30 Agustus 2010

» Home » Suara Merdeka » Ekspansi dan Imaji Superior Malaysia

Ekspansi dan Imaji Superior Malaysia

Dari apa yang dilakukan Malaysia selama ini, sebenarnya tergambarkan karakter bangsa jiran itu: ekspansionis!

HUBUNGAN Indonesia-Malaysia kian menegang. Perkembangan terakhir, Presiden Susilo Bambang Yudhoyono menyurati Perdana Menteri Malaysia. Di Malaysia, reaksi keras juga bermunculan. Menteri Luar Negeri Datuk Seri Anifah Aman menyatakan Malaysia telah kehilangan kesabaran dan mengirimkan surat protes ke Indonesia menyusul demonstrasi yang dipicu oleh masalah maritim, dan kotoran manusia dilemparkan ke Kedutaan Malaysia di Jakarta. Bahkan Anifah mengancam jika memang diharuskan, Malaysia akan mengeluarkan imbauan bagi warganya untuk tidak bepergian ke Indonesia (suaramerdeka.com, 27/08/10). Tetapi bagi Indonesia travel advisory itu bukanlah hal yang merisaukan.


Reaksi ataupun ancaman terhadap Indonesia menunjukkan ketidakpatutan Malaysia. Semestinya yang lebih bereaksi adalah Indonesia mengingat negeri jiran sewenang-wenang menginjak kedaulatan kita. Kasus penangkapan tiga petugas Indonesia hanya bagian dari akumulasi arogansi mereka. Sebelumnya ada kasus tari pendet, Ambalat, sengketa Sipadan-Ligitan. Kemudian, klaim terhadap pulau-pulau di wilayah perairan Sulawesi, dan teraktual adalah klaim Pulau Jemur di Riau yang masuk wilayah Selangor.

Ironisnya aksi klaim itu dilengkapi dengan tindak kekerasan terhadap warga Indonesia di Malaysia. Kasus Manohara mirip sinetron (akhirnya disinetronkan), lalu TKW yang babak belur dihajar majikan, dan baru-baru ini beredar di internet TKI yang dihajar oleh aparat kepolisian di sana. 

Dari apa yang dilakukan Malaysia selama ini, sebenarnya tergambarkan karakter bangsa jiran itu: ekspansionis! Jika menilik sejarah Malaysia, puncak ekspansionis itu terjadi pada 31 Agustus 1963 dengan nama Kerajaan Malaysia, dan perdana menteri pertama dijabat Tengku Abdurrahman.

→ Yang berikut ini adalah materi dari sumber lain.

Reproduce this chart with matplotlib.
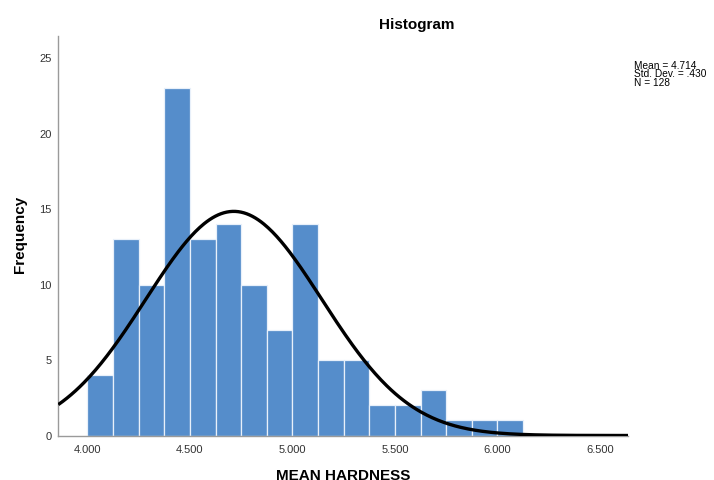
import numpy as np
import matplotlib
matplotlib.use("Agg")
import matplotlib.pyplot as plt

# Ширина бина и левые края столбиков (по оси MEAN HARDNESS)
bin_width = 0.125
bin_left = [4.000, 4.125, 4.250, 4.375, 4.500, 4.625, 4.750, 4.875, 5.000,
            5.125, 5.250, 5.375, 5.500, 5.625, 5.750, 5.875, 6.000]
counts = [4, 13, 10, 23, 13, 14, 10, 7, 14, 5, 5, 2, 2, 3, 1, 1, 1]

# Показатели из подписи справа
mean_val = 4.714
std_val = 0.430
n_val = 128

x_ticks = [4.0, 4.5, 5.0, 5.5, 6.0, 6.5]
x_tick_labels = ["4.000", "4.500", "5.000", "5.500", "6.000", "6.500"]
y_ticks = [0, 5, 10, 15, 20, 25]

plt.rcParams['font.family'] = ['Liberation Sans', 'DejaVu Sans']

fig = plt.figure(figsize=(7.14, 4.8), dpi=100)
ax = fig.add_axes([58.3 / 714, 1 - 435.5 / 480, (628 - 58.3) / 714, (435.5 - 36) / 480])

ax.bar(bin_left, counts, width=bin_width, align='edge',
       color='#558dcb', edgecolor='#e8f0fa', linewidth=0.9, zorder=2)

# Нормальная кривая по среднему и ст. отклонению
xlo, xhi = 3.858, 6.637
xs = np.linspace(xlo, xhi, 400)
pdf = np.exp(-0.5 * ((xs - mean_val) / std_val) ** 2) / (std_val * np.sqrt(2 * np.pi))
ax.plot(xs, pdf * n_val * bin_width, color='black', linewidth=2.4, zorder=3,
        solid_capstyle='butt')

ax.set_xlim(xlo, xhi)
ax.set_ylim(0, 26.46)
ax.set_xticks(x_ticks)
ax.set_xticklabels(x_tick_labels)
ax.set_yticks(y_ticks)
ax.tick_params(axis='both', length=0, labelsize=8, colors='#333333')
ax.tick_params(axis='x', pad=7)
ax.tick_params(axis='y', pad=5)

for side in ['top', 'right']:
    ax.spines[side].set_visible(False)
for side in ['left', 'bottom']:
    ax.spines[side].set_color('#9a9a9a')
    ax.spines[side].set_linewidth(1.0)

fig.text(417 / 714, 1 - 29 / 480, 'Histogram', ha='center', va='baseline',
         fontsize=11, fontweight='bold', color='black')
fig.text(20 / 714, 1 - 234 / 480, 'Frequency', ha='center', va='center',
         rotation=90, fontsize=11, fontweight='bold', color='black')
fig.text(343 / 714, 1 - 469.5 / 480, 'MEAN HARDNESS', ha='center', va='top',
         fontsize=11, fontweight='bold', color='black')

stats_text = '\n'.join([f'Mean = {mean_val:.3f}',
                        'Std. Dev. = ' + f'{std_val:.3f}'.lstrip('0'),
                        f'N = {n_val}'])
fig.text(634 / 714, 1 - 61 / 480, stats_text, ha='left', va='top',
         fontsize=7.3, linespacing=0.8, color='black')

fig.savefig('out.png', dpi=100)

Kelahiran Kerajaan Malaysia ini dipandang oleh Presiden Soekarno sebagai proyek neokolonialisme ala Inggris. Soekarno menentangnya sampai timbul konfrontasi kedua negara. Semangat konfrontasi itu diwujudkan dengan teriakan, ”Ganyang Malaysia!” Teriakan ini akrab didengar sepanjang 1963-1965, dan terhenti seiring kejatuhan Soekarno. Memasuki awal Orde Baru konfrontasi berakhir dengan ditandatangani pakta perdamaian Indonesia-Malaysia oleh Tun Abdul Razak dan Adam Malik.

Ada beberapa pemicu nafsu ekspansi itu. Pertama, imaji superior. Imaji ini terkait dengan watak neokolonialisme itu. Dalam kajian budaya ada sebuah teori yang disebut poskolonial. Secara sederhana poskolonial ini ingin melihat hubungan hegemonik antara superior dan inferior. Malaysia dijangkiti imaji superior. Ia merasa lebih super. Terlebih setelah krisis moneter pada 1998.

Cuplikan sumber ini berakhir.